Cryptographie!

Biographie de Georges Painvin (1886 [Nantes] - 1980 [Paris])

  Georges Painvin est le meilleur cryptologue français de la Première Guerre Mondiale. Il fut aussi un paléontologue et un capitaine d'industrie respecté. Né en 1886 à Nantes, dans une famille de scientifiques dont de nombreux polytechniciens, il réalise des études brillantes et est également en 1902 premier prix de violoncelle au conservatoire de sa ville natale. Reçu en 1905 à l'Ecole Polytechnique, il en ressort parmi les majors de sa promotion et il intègre ensuite l'Ecole des mines de Paris. Il commence alors sa carrière comme professeur de paléontologie d'abord à l'Ecole des mines de Saint-Etienne, puis à l'Ecole des mines de Paris à partir de 1912. Il occupera cette chaire pendant 33 ans.

  Lorsqu'éclate la Première Guerre Mondiale, Painvin est mobilisé en qualité d'officier d'ordonnance auprès du général Maunoury, qui a établi le quartier général de la 6ème armée à Villers-Cotterets. Painvin se lie alors d'amitié avec le chiffreur, le capitaine Paulier, et il se passionne pour les mystères du chiffre. Immédiatement, il se révèle extrêmement brillant et il fait parvenir au service du chiffr (le fameux cabinet noir), en juillet 1915, un mémoire expliquant comment retrouver la clé du chiffre alors utilisé par les Allemands à partir du premier message envoyé. Il fallait auparavant disposer d'au moins 3 messages chiffrés avec la même clé.

  Le colonel Cartier, qui dirige le cabinet noir, comprend l'intérêt qu'il aurait à avoir Painvin auprès de lui.
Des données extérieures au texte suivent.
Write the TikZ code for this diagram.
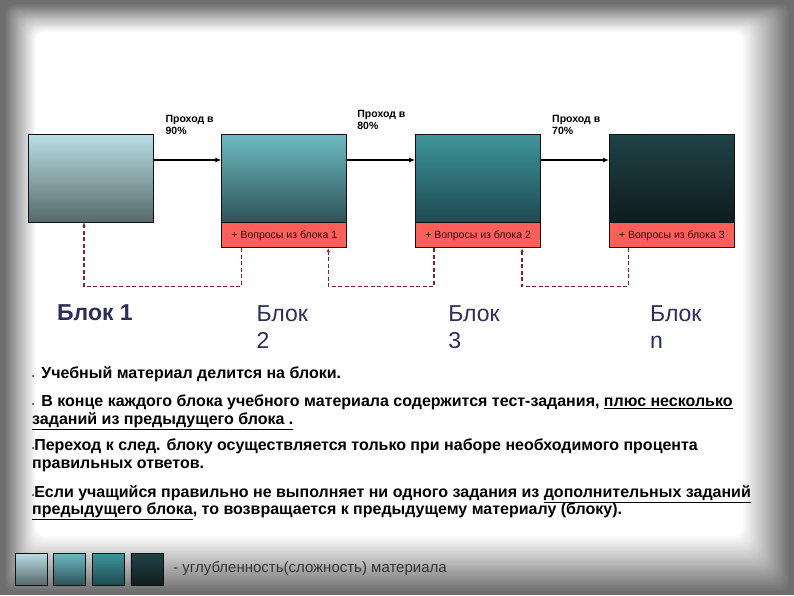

Mais ce dernier, qui s'est attaché au général Maunoury, refuse de quitter le quartier général de la 6ème armée et il faut l'intervention du ministre de la guerre pour qu'il finisse par accepter. Au service du chiffre, Painvin réalise des prouesses, venant à bout de tous les chiffres mis en service successivement par les Allemands.

  Vient l'année 1918. Les Allemands, libérés par l'arrêt des combats avec la Russie sur le front de l'est, savent qu'ils doivent emporter une victoire rapide définitive, avant que les renforts américains ne compliquent leur situation. Ils relancent la guerre de mouvement en mars 1918 en s'appuyant sur un nouveau et redoutable chiffre, baptisé l'ADFGX car il n'utilise que ces lettres. Après plusieurs semaines d'efforts, Painvin finit par comprendre le fonctionnement de ce chiffre. Mais le 1er juin 1918, les allemands changent brutalement leur code en incorporant également la lettre V. La situation est alors critique. Les Allemands sont aux portes de Paris, une offensive est imminente. Plusieurs points d'attaque sont possibles et les alliés ne peuvent concentrer leur défense que sur un seul de ces points.

  Painvin réussit alors un véritable exploit. En deux jours et une nuit, il vient à bout de l'ADFGVX et déchiffre les télégrammes envoyés le 1er juin. L'un d'eux dit : "Hâtez l'approvisionnement en munitions, le faire même de jour tant que l'on n'est pas vu.". Ce message est destiné à une unité de Tilloloy : c'est là que l'attaque allemande est prévue! Elle a effectivement lieu quelques jours plus tard, mais les alliés ont eu le temps de s'y préparer et ils repoussent l'assaut. L'espoir et l'initiative changent alors de camp, avant la victoire finale quelques mois plus tard!

  Cet exploit valut à Painvin d'être fait Chevalier de la Légion d'Honneur à titre militaire le 10 juillet 1918 avec la mention: "a depuis le début de la Campagne rendu des services exceptionnels aux Armées". Mais à la sortie de la guerre, il resta complètement secret et Painvin lui-même n'en parla pas pendant presque 50 ans. Au contraire, il continua à être professeur de paléontologie et commença une carrière dans l'industrie qui fut très fructueuse. Ainsi, il fut président de l'union des industries chimiques, de la bourse de commerce de Paris, du crédit commercial de France. Le secret du télégramme déchiffré ne fut révélé que dans les années 1960. Il avait été si bien gardé que l'inventeur allemand du chiffre ADFGX, le colonel Fritz Nebel, ne l'apprit qu'en 1967 lors d'un entretien avec Painvin.